17 febbraio 2008

Ci conduce

 Leggendo il Vangelo di Luca sull'infanzia di Gesù non avevo mai capito come Maria e Giuseppe avessero potuto essere così distratti da perdere Gesù durante il pellegrinaggio a Gerusalemme.

Tra me dicevo, nella mia insipienza: io non l'avrei certo perduto.

A costo di legarlo con una cordicina al mio piede, come si fa con le pecore nel deserto. Ebbene, ora capisco che l'averlo perduto da parte di Giuseppe e Maria è il titolo più luminoso per essi, segno della loro estrema libertà nei riguardi di Gesù e più ancora nei riguardi del Padre che sta nei cieli.

Maria non era «mammista» ed era così libera da lasciar circolare con libertà suo figlio.
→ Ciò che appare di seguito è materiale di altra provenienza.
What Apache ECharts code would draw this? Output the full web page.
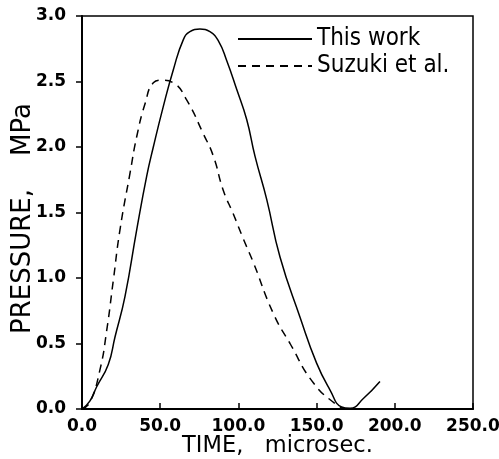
<!DOCTYPE html>
<html>
<head>
<meta charset="utf-8">
<script src="https://cdn.jsdelivr.net/npm/echarts@6/dist/echarts.min.js"></script>
<style>
  html, body { margin: 0; padding: 0; background: #fff; }
  #chart { width: 499px; height: 459px; }
</style>
</head>
<body>
<div id="chart"></div>
<script>
// Pressure pulse: time in microseconds, pressure in MPa
var thisWorkTime = [0, 5, 9.4, 16.8, 21.1, 27.5, 35, 41.4, 45.6, 52, 58.4, 64.8, 69, 75.4, 81.8, 87.2, 92.5, 98.9, 105.3, 110.6, 118.1, 126.6, 139.4, 150, 158.6, 166, 171.4, 179.9, 190.5];
var thisWorkPressure = [0, 0.06, 0.17, 0.34, 0.55, 0.86, 1.37, 1.78, 2.0, 2.31, 2.59, 2.82, 2.88, 2.90, 2.88, 2.81, 2.66, 2.44, 2.21, 1.93, 1.60, 1.16, 0.70, 0.35, 0.145, 0.015, 0.005, 0.08, 0.21];

var suzukiTime = [0, 5, 11.5, 15.8, 20, 24.3, 30.7, 35, 40.3, 45.6, 51, 58.4, 66.9, 77.6, 84, 90.3, 96.7, 103.1, 109.5, 122.3, 133, 147.9, 162.9, 168];
var suzukiPressure = [0, 0.05, 0.30, 0.60, 0.98, 1.37, 1.80, 2.08, 2.33, 2.49, 2.51, 2.49, 2.36, 2.10, 1.93, 1.67, 1.49, 1.30, 1.12, 0.73, 0.50, 0.20, 0.03, 0.0];

var xTicks = { min: 0, max: 250, interval: 50 };
var yTicks = { min: 0, max: 3, interval: 0.5 };

function pairs(xs, ys) {
  return xs.map(function (x, i) { return [x, ys[i]]; });
}

var tickFont = { fontFamily: 'DejaVu Sans', fontWeight: 'bold', fontSize: 17, color: '#000' };

var chart = echarts.init(document.getElementById('chart'), null, { renderer: 'canvas' });
chart.setOption({
  animation: false,
  backgroundColor: '#fff',
  grid: {
    left: 82, right: 26, top: 16, bottom: 50,
    outerBoundsMode: 'none', containLabel: false,
    show: true, borderColor: '#000', borderWidth: 1.5, backgroundColor: 'transparent'
  },
  legend: {
    orient: 'vertical',
    left: 232, top: 22,
    itemWidth: 74, itemHeight: 14, itemGap: 3,
    itemStyle: { opacity: 0 },
    textStyle: { fontFamily: 'DejaVu Sans Condensed', fontSize: 24, color: '#000' },
    data: ['This work', 'Suzuki et al.']
  },
  xAxis: {
    type: 'value',
    min: xTicks.min, max: xTicks.max, interval: xTicks.interval,
    name: 'TIME,   microsec.', nameLocation: 'middle', nameGap: 26, nameMoveOverlap: false,
    nameTextStyle: { fontFamily: 'DejaVu Sans', fontSize: 22.5, color: '#000' },
    axisLine: { lineStyle: { color: '#000', width: 2 } },
    axisTick: { inside: true, length: 6, lineStyle: { color: '#000', width: 1.5 } },
    axisLabel: Object.assign({ margin: 9, formatter: function (v) { return v.toFixed(1); } }, tickFont),
    splitLine: { show: false }
  },
  yAxis: {
    type: 'value',
    min: yTicks.min, max: yTicks.max, interval: yTicks.interval,
    name: 'PRESSURE,    MPa', nameLocation: 'middle', nameGap: 46, nameMoveOverlap: false,
    nameTextStyle: { fontFamily: 'DejaVu Sans', fontSize: 26, color: '#000', padding: [0, 12, 0, 0] },
    axisLine: { lineStyle: { color: '#000', width: 2 } },
    axisTick: { inside: false, length: 6, lineStyle: { color: '#000', width: 1.5 } },
    axisLabel: Object.assign({ margin: 16, formatter: function (v) { return v.toFixed(1); } }, tickFont),
    splitLine: { show: false }
  },
  series: [
    {
      name: 'This work', type: 'line', smooth: 0.5, symbol: 'none',
      data: pairs(thisWorkTime, thisWorkPressure),
      lineStyle: { color: '#000', width: 1.5, type: 'solid' },
      itemStyle: { color: '#000' }
    },
    {
      name: 'Suzuki et al.', type: 'line', smooth: 0.5, symbol: 'none',
      data: pairs(suzukiTime, suzukiPressure),
      lineStyle: { color: '#000', width: 1.5, type: [8, 6] },
      itemStyle: { color: '#000' }
    }
  ]
});
</script>
</body>
</html>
Giuseppe non era schiavo di una creatura che lo sovrastava con l'eminenza del Mistero.

L’essere riuscito Lui, Gesù, a sgusciare lontano dalla loro sorveglianza è il più alto titolo che illumina la dignità della fede di queste due creature.
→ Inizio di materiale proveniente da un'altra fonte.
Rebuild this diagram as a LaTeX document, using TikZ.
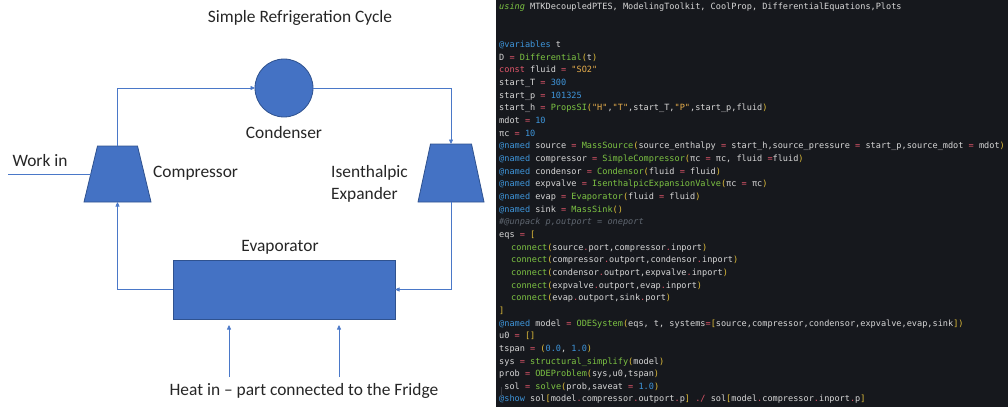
\documentclass[tikz,border=0pt]{standalone}
\usepackage{fontspec}
\setmainfont{Carlito}
\newfontfamily\codefont{DejaVu Sans Mono}
\usetikzlibrary{arrows.meta,calc}
\definecolor{boxfill}{HTML}{4472C4}
\definecolor{boxedge}{HTML}{2F528F}
\definecolor{flowline}{HTML}{4A78C8}
\definecolor{labeltext}{HTML}{262626}
\definecolor{panelbg}{HTML}{16181D}
\definecolor{cdDefC}{HTML}{D7D7D7}
\definecolor{cdMacC}{HTML}{3E95DA}
\definecolor{cdNumC}{HTML}{3E95DA}
\definecolor{cdOpC}{HTML}{E0566A}
\definecolor{cdFunC}{HTML}{7DC443}
\definecolor{cdParC}{HTML}{E2BF3A}
\definecolor{cdStrC}{HTML}{E6AD4C}
\definecolor{cdComC}{HTML}{5F6670}
\definecolor{guideC}{HTML}{3A3D44}
\newcommand\cdMac[1]{\textcolor{cdMacC}{#1}}
\newcommand\cdNum[1]{\textcolor{cdNumC}{#1}}
\newcommand\cdOp[1]{\textcolor{cdOpC}{#1}}
\newcommand\cdFun[1]{\textcolor{cdFunC}{#1}}
\newcommand\cdPar[1]{\textcolor{cdParC}{#1}}
\newcommand\cdStr[1]{\textcolor{cdStrC}{#1}}
\newcommand\cdCom[1]{\textcolor{cdComC}{\itshape #1}}
\newcommand\cdUse[1]{\textcolor{cdFunC}{\itshape #1}}
\begin{document}
\begin{tikzpicture}[x=1pt,y=-1pt,
  lbl/.style={text=labeltext,font=\fontsize{17.4}{22}\selectfont,inner sep=0pt},
  unit/.style={fill=boxfill,draw=boxedge,line width=0.8pt,inner sep=0pt,outer sep=0pt},
  framebox/.style={inner sep=0pt,outer sep=0pt,rectangle},
  flow/.style={draw=flowline,line width=0.6pt},
  flowarr/.style={flow,-{Triangle[length=4.5pt,width=4pt]}},
  codeline/.style={anchor=base west,inner sep=0pt,text=cdDefC,font=\codefont\fontsize{8.57}{12.66}\selectfont}
]
\useasboundingbox (0,0) rectangle (1008,409);
% ---------- left diagram ----------
\node[lbl] (title) at (300,18) {Simple Refrigeration Cycle};
\node[unit,circle,minimum size=58pt] (cond) at (284,88) {};
\node[lbl] (condlbl) at (284,133) {Condenser};
\node[framebox,minimum width=67pt,minimum height=56pt] (comp) at (117.5,174) {};
\node[framebox,minimum width=66pt,minimum height=58pt] (expa) at (451,173) {};
\draw[unit] ($(comp.south west)$) -- ($(comp.north west)+(13.5,0)$) -- ($(comp.north east)+(-13.5,0)$) -- (comp.south east) -- cycle;
\draw[unit] ($(expa.south west)$) -- ($(expa.north west)+(12.5,0)$) -- ($(expa.north east)+(-12.5,0)$) -- (expa.south east) -- cycle;
\node[unit,rectangle,minimum width=222pt,minimum height=59pt] (evap) at (284,289.5) {};
\node[lbl] (worklbl) at (40,161) {Work in};
\node[lbl,anchor=west] (complbl) at (153,173) {Compressor};
\node[lbl,anchor=west,align=left] (expalbl) at (331,184) {Isenthalpic\\Expander};
\node[lbl] (evaplbl) at (280,247) {Evaporator};
\node[lbl] (heatlbl) at (304,391) {Heat in -- part connected to the Fridge};
\coordinate (workend) at (8,174);
\coordinate (heatA) at (229,377);
\coordinate (heatB) at (339,377);
\draw[flowarr] (comp.north) |- (cond.west);
\draw[flowarr] (cond.east) -| (expa.north);
\draw[flowarr] (expa.south) |- (evap.east);
\draw[flowarr] (evap.west) -| (comp.south);
\draw[flow] (workend) -- ($(comp.west)+(6.75,0)$);
\draw[flowarr,shorten >=6pt] (heatA) -- (heatA |- evap.south);
\draw[flowarr,shorten >=6pt] (heatB) -- (heatB |- evap.south);
% ---------- code panel ----------
\node[fill=panelbg,inner sep=0pt,outer sep=0pt,minimum width=512pt,minimum height=407pt,anchor=north west] (panel) at (496,0) {};
\node[codeline] (c0) at (499,9.5) {\cdUse{using} MTKDecoupledPTES, ModelingToolkit, CoolProp, DifferentialEquations,Plots};
\node[codeline] (c3) at (499,47.5) {\cdMac{@variables} t};
\node[codeline] (c4) at (499,60.2) {D \cdOp{=} \cdFun{Differential}\cdPar{(}t\cdPar{)}};
\node[codeline] (c5) at (499,72.8) {\cdOp{const} fluid \cdOp{=} \cdStr{"SO2"}};
\node[codeline] (c6) at (499,85.5) {start\_T \cdOp{=} \cdNum{300}};
\node[codeline] (c7) at (499,98.1) {start\_p \cdOp{=} \cdNum{101325}};
\node[codeline] (c8) at (499,110.8) {start\_h \cdOp{=} \cdFun{PropsSI}\cdPar{(}\cdStr{"H"},\cdStr{"T"},start\_T,\cdStr{"P"},start\_p,fluid\cdPar{)}};
\node[codeline] (c9) at (499,123.4) {mdot \cdOp{=} \cdNum{10}};
\node[codeline] (c10) at (499,136.1) {πc \cdOp{=} \cdNum{10}};
\node[codeline] (c11) at (499,148.8) {\cdMac{@named} source \cdOp{=} \cdFun{MassSource}\cdPar{(}source\_enthalpy \cdOp{=} start\_h,source\_pressure \cdOp{=} start\_p,source\_mdot \cdOp{=} mdot\cdPar{)}};
\node[codeline] (c12) at (499,161.4) {\cdMac{@named} compressor \cdOp{=} \cdFun{SimpleCompressor}\cdPar{(}πc \cdOp{=} πc, fluid \cdOp{=}fluid\cdPar{)}};
\node[codeline] (c13) at (499,174.1) {\cdMac{@named} condensor \cdOp{=} \cdFun{Condensor}\cdPar{(}fluid \cdOp{=} fluid\cdPar{)}};
\node[codeline] (c14) at (499,186.7) {\cdMac{@named} expvalve \cdOp{=} \cdFun{IsenthalpicExpansionValve}\cdPar{(}πc \cdOp{=} πc\cdPar{)}};
\node[codeline] (c15) at (499,199.4) {\cdMac{@named} evap \cdOp{=} \cdFun{Evaporator}\cdPar{(}fluid \cdOp{=} fluid\cdPar{)}};
\node[codeline] (c16) at (499,212.1) {\cdMac{@named} sink \cdOp{=} \cdFun{MassSink}\cdPar{()}};
\node[codeline] (c17) at (499,224.7) {\cdCom{\#@unpack p,outport = oneport}};
\node[codeline] (c18) at (499,237.4) {eqs \cdOp{=} \cdPar{[}};
\node[codeline] (c19) at (511,250.0) {\cdFun{connect}\cdPar{(}source\cdOp{.}port,compressor\cdOp{.}inport\cdPar{)}};
\node[codeline] (c20) at (511,262.7) {\cdFun{connect}\cdPar{(}compressor\cdOp{.}outport,condensor\cdOp{.}inport\cdPar{)}};
\node[codeline] (c21) at (511,275.4) {\cdFun{connect}\cdPar{(}condensor\cdOp{.}outport,expvalve\cdOp{.}inport\cdPar{)}};
\node[codeline] (c22) at (511,288.0) {\cdFun{connect}\cdPar{(}expvalve\cdOp{.}outport,evap\cdOp{.}inport\cdPar{)}};
\node[codeline] (c23) at (511,300.7) {\cdFun{connect}\cdPar{(}evap\cdOp{.}outport,sink\cdOp{.}port\cdPar{)}};
\node[codeline] (c24) at (499,313.3) {\cdPar{]}};
\node[codeline] (c25) at (499,326.0) {\cdMac{@named} model \cdOp{=} \cdFun{ODESystem}\cdPar{(}eqs, t, systems\cdOp{=}\cdPar{[}source,compressor,condensor,expvalve,evap,sink\cdPar{])}};
\node[codeline] (c26) at (499,338.7) {u0 \cdOp{=} \cdPar{[]}};
\node[codeline] (c27) at (499,351.3) {tspan \cdOp{=} \cdPar{(}\cdNum{0.0}, \cdNum{1.0}\cdPar{)}};
\node[codeline] (c28) at (499,364.0) {sys \cdOp{=} \cdFun{structural\_simplify}\cdPar{(}model\cdPar{)}};
\node[codeline] (c29) at (499,376.6) {prob \cdOp{=} \cdFun{ODEProblem}\cdPar{(}sys,u0,tspan\cdPar{)}};
\node[codeline] (c30) at (504.2,389.3) {sol \cdOp{=} \cdFun{solve}\cdPar{(}prob,saveat \cdOp{=} \cdNum{1.0}\cdPar{)}};
\node[codeline] (c31) at (499,401.9) {\cdMac{@show} sol\cdPar{[}model\cdOp{.}compressor\cdOp{.}outport\cdOp{.}p\cdPar{]} \cdOp{./} sol\cdPar{[}model\cdOp{.}compressor\cdOp{.}inport\cdOp{.}p\cdPar{]}};
\draw[guideC,line width=0.6pt] ([xshift=-3pt,yshift=2pt]c30.base west) -- ([xshift=-3pt,yshift=-8pt]c30.base west);
\end{tikzpicture}
\end{document}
Si vede davvero, anche se il Vangelo non lo racconta, che Giuseppe e Maria avevano anch'essi accettato il sacrificio di Abramo: «Dammi tuo figlio».

Ed è per questo che Gesù era libero, talmente libero da restare lontano da loro per tre giorni.

Talmente libero da restare più tardi tre giorni nel ventre della terra.

Non temere quando Dio ti chiama ma non temere nemmeno quando Lui tace.

Non temere quando ti chiede di compiere un'opera ma non temere nemmeno quando te la richiede.

Non temere se ti dà lo sposo ma non temere nemmeno se non te lo dà.

Dio è più grande della sua chiamata.

Dio è più grande del bene che facciamo.

Ciò che conta è camminare alla sua presenza ed essere certi nella fede che è Lui che ci conduce.